Хочется вновь услыхать, как с газетных столбцов
зацыкали
те,
кто у дуба, кормящего их,
корни рылами роют.
Я, честно говоря, Салюки, не вижу необходимости выбирать между вашим видением Маяковского и видением Карабчиевского по принципу "или - или". Я бы их,наоборот, объединил, чтобы образ Маяковского не был однобоким.
Pirron: Я, честно говоря, Салюки, не вижу необходимости выбирать между вашим видением Маяковского и видением Карабчиевского по принципу "или - или". Я бы их,наоборот, объединил, чтобы образ Маяковского не был однобоким.
Pirron: Я, честно говоря, Салюки, не вижу необходимости выбирать между вашим видением Маяковского и видением Карабчиевского по принципу "или - или". Я бы их,наоборот, объединил, чтобы образ Маяковского не был однобоким.
а вот в том-то и дело - для того, "что бы образ не был однобоким" к видению литературоведа надо добавлять комментарии из зала. не думаю, что это сильно лестная для него оценка.
он и предмет знает лучше меня, и соображает, очевидно, неплохо. так что же мешает ему сделать вывод, который, в общем, лежит на поверхности?

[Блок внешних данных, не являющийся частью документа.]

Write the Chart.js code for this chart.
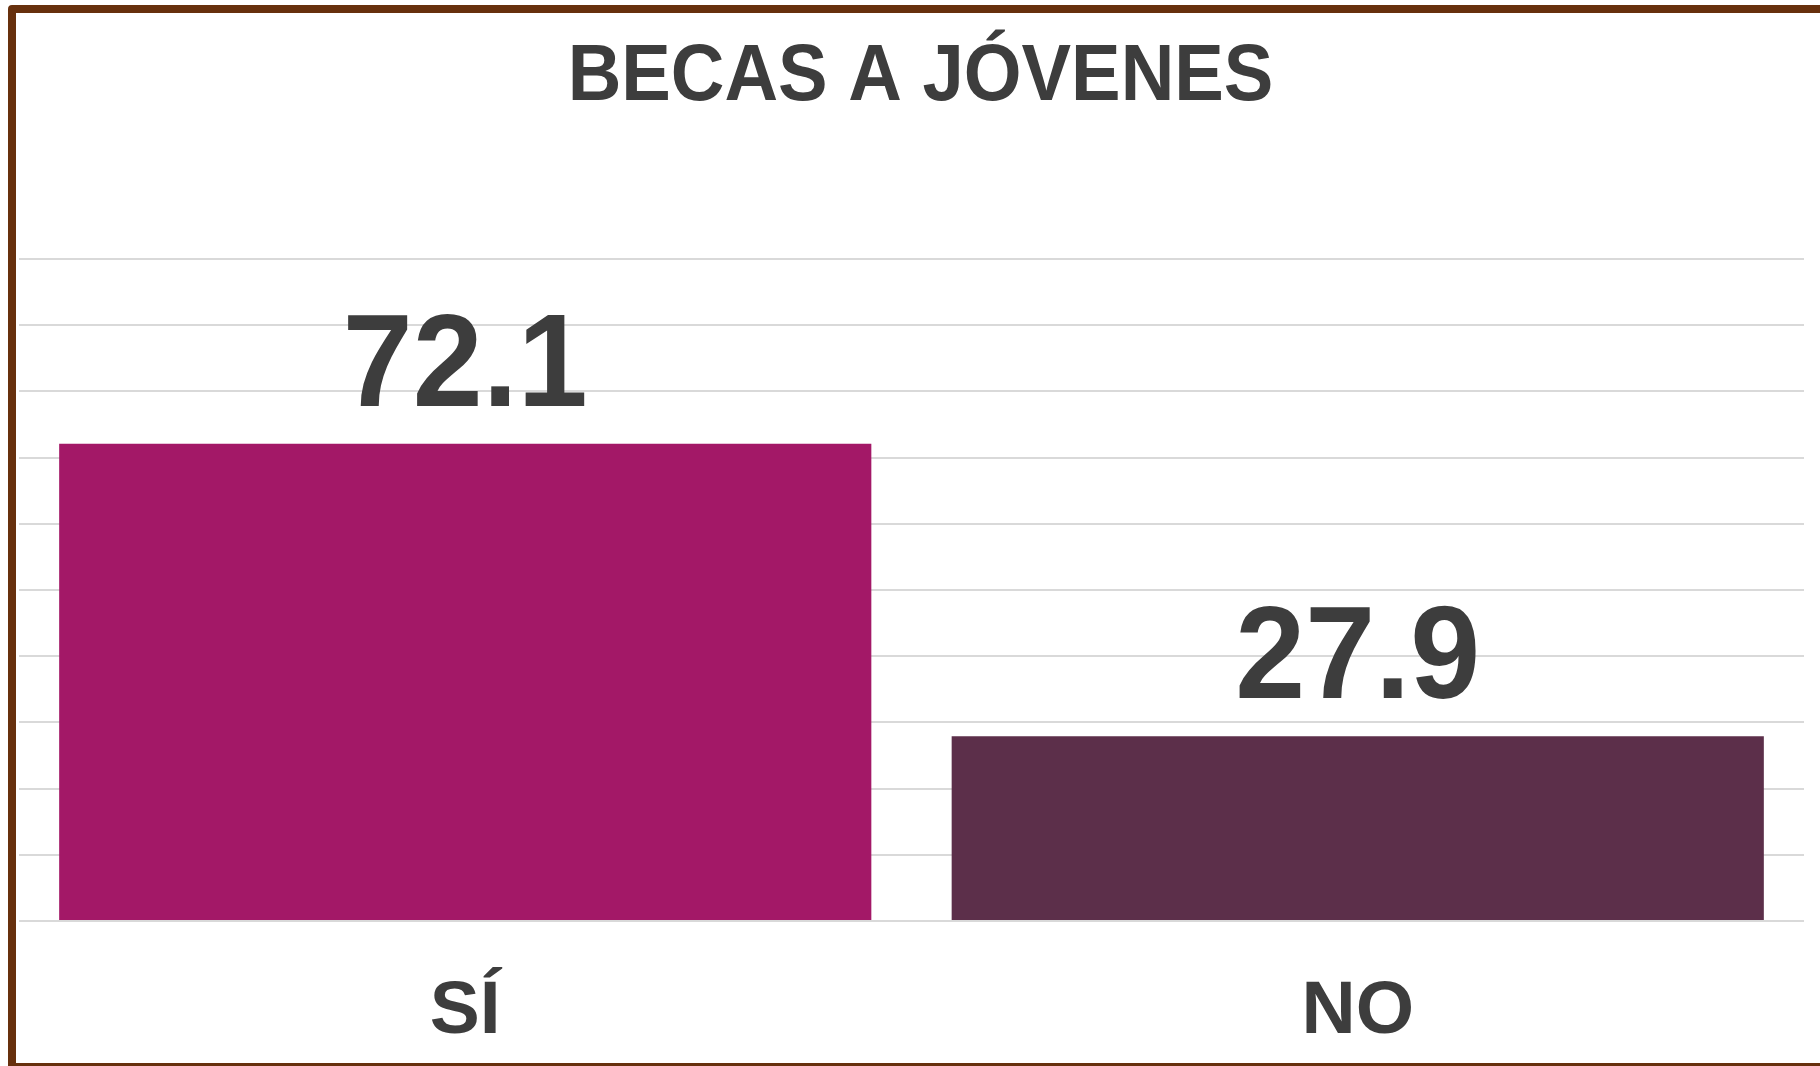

Невозможно, Салюки, в одной книге исчерпать феномен великого поэта. Карабчиевский высказал о Маяковском много нетривиальных мыслей, сделал немало метких наблюдений. Я лично прочитал когда-то его книгу на одном дыхании. Она настолько шла вразрез с официальным образом Маяковского, была настолько необычна в контексте советского литературоведения, что я был даже слегка ошеломлен. А ваше видение Маяковского он выразить не мог, поскольку, очевидно, оно не совпадает с его пониманием роли и сущности поэзии.